Según me explican, en Corea se respira confucianismo por todos lados. Tras varios siglos de influencia, esta filosofía religiosa de la vida ha dejado una huella claramente visible en la forma de relacionarse, en la visión de la vida y especialmente en el lenguaje. He leído en estos días una sentencia de Confucio, del Libro XIII de los Anales de Confucio (551 a.C.-479 a.C.). Tzu le preguntó al gran maestro: “Si el Duque de Wei te llamase para administrar su país, ¿cuál sería tu primera medida?» Confucio le respondió: «La reforma del lenguaje”.
Si algo me queda claro de estos días de Navidad, especialmente cuando leo despacio los evangelios correspondientes, es que Dios ha cambiado su lenguaje. Ya no es el lenguaje de las amenazas y el recuerdo de los pecados pasados, sino el lenguaje de las oportunidades y los gestos sencillos de salvación. Cuando nos tomamos en serio lo que significa este tiempo también nuestro lenguaje cambia, se reforma. Ni se conforma con repetir expresiones vacías y ausentes, ni se encarama a espacios inalcanzables que sólo saben de misterios y distancias. Dios habla nuestro lenguaje, y no sólo porque se hace hombre, sino porque se encarna por completo en nuestras balbucientes palabras para descubrir de nuevo el mundo y a los que, como nosotros, le van poniendo nombre nuevo y de sentido a las cosas. Dios habla nuestro lenguaje, y si queremos comprenderlo no tenemos más remedio que reformar, o reformular, lo que sabíamos, desaprender tanta palabra muerta, hueca, que resuena en nuestro interior, y en nuestra Iglesia, y balbucir, como Dios, lo nuevo.

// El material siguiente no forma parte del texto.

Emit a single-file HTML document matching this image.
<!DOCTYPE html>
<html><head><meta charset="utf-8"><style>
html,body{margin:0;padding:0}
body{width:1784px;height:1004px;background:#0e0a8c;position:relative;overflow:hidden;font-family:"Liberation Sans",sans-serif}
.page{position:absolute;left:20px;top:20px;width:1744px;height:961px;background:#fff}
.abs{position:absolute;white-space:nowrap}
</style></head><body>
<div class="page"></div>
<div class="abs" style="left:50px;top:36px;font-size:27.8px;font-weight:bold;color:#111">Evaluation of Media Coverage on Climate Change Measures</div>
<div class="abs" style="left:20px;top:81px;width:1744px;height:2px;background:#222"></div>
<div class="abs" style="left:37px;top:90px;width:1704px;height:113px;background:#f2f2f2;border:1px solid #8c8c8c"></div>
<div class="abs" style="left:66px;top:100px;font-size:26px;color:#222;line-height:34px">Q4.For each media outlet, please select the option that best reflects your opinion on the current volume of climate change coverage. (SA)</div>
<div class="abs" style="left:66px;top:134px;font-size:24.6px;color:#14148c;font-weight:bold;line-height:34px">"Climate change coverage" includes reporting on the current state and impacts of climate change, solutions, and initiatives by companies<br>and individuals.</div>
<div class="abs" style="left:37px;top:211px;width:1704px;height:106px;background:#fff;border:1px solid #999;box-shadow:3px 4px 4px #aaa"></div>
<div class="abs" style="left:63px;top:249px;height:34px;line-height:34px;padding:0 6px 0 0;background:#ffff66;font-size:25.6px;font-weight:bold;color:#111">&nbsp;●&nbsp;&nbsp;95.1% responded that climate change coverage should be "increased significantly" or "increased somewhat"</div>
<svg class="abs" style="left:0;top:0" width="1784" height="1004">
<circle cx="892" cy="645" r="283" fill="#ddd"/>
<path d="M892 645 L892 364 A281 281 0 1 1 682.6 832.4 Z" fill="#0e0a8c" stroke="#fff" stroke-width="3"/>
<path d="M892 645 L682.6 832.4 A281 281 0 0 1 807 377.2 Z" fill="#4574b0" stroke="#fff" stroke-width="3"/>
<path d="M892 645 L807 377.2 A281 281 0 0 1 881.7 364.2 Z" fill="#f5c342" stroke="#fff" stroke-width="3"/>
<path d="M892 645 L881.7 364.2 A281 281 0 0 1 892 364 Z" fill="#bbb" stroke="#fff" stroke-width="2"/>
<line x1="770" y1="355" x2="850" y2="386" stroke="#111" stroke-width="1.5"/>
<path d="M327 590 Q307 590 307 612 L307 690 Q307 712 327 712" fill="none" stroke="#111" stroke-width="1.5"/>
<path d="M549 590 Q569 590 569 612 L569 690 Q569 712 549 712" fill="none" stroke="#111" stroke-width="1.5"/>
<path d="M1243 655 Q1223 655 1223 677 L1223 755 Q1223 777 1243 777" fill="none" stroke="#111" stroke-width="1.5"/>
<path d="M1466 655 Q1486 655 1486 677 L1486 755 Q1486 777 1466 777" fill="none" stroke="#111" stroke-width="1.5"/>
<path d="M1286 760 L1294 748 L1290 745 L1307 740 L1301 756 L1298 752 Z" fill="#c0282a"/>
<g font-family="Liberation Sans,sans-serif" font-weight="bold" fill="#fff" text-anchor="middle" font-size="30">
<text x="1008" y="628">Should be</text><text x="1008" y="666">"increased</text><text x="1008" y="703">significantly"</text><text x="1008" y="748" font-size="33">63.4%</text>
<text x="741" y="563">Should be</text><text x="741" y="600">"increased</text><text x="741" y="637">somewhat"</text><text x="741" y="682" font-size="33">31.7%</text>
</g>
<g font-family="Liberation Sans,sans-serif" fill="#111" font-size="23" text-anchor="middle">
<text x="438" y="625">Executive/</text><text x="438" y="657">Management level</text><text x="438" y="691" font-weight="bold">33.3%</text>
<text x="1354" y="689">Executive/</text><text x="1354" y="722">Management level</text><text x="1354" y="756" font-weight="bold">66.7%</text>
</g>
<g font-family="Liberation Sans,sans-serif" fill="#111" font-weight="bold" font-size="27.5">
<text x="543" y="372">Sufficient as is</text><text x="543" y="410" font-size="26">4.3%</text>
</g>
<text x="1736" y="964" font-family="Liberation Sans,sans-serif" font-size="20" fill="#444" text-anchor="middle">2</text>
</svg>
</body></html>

Y la primera reforma del lenguaje, para entender a Dios y para dar la mano a nuestros hermanos, la necesitamos en nuestros espacios celebrativos. Hace tiempo me dijo un anciano jesuita, un amigo, que mientras la gente se salude en la calle con un abrazo y un «hola, buenos días», y en la iglesia sigamos comenzando la Misa con un ritual «El Señor esté con vosotros», algo no debe ir bien en nuestra liturgia. Por eso me indigna tanto «talibán» tan fuertemente atado a tradiciones y palabras rituales pero carentes de sentido, sin fuerza transformadora. Yo creo que en el fondo tienen miedo, miedo a balbucir, pero balbucir es el lenguaje de Dios. Sólo cuando abro mis oídos a ese nuevo lenguaje estoy capacitado para escuchar su voz. Vocación es escuchar la palabra nueva de Dios, eso cambia mi vida para siempre.
Por cierto, en este nuevo año conmemoramos el 50 aniversario del Concilio Vaticano II, que tuvo como empeño más importante la reforma del lenguaje, lástima que volvemos a las viejas palabras.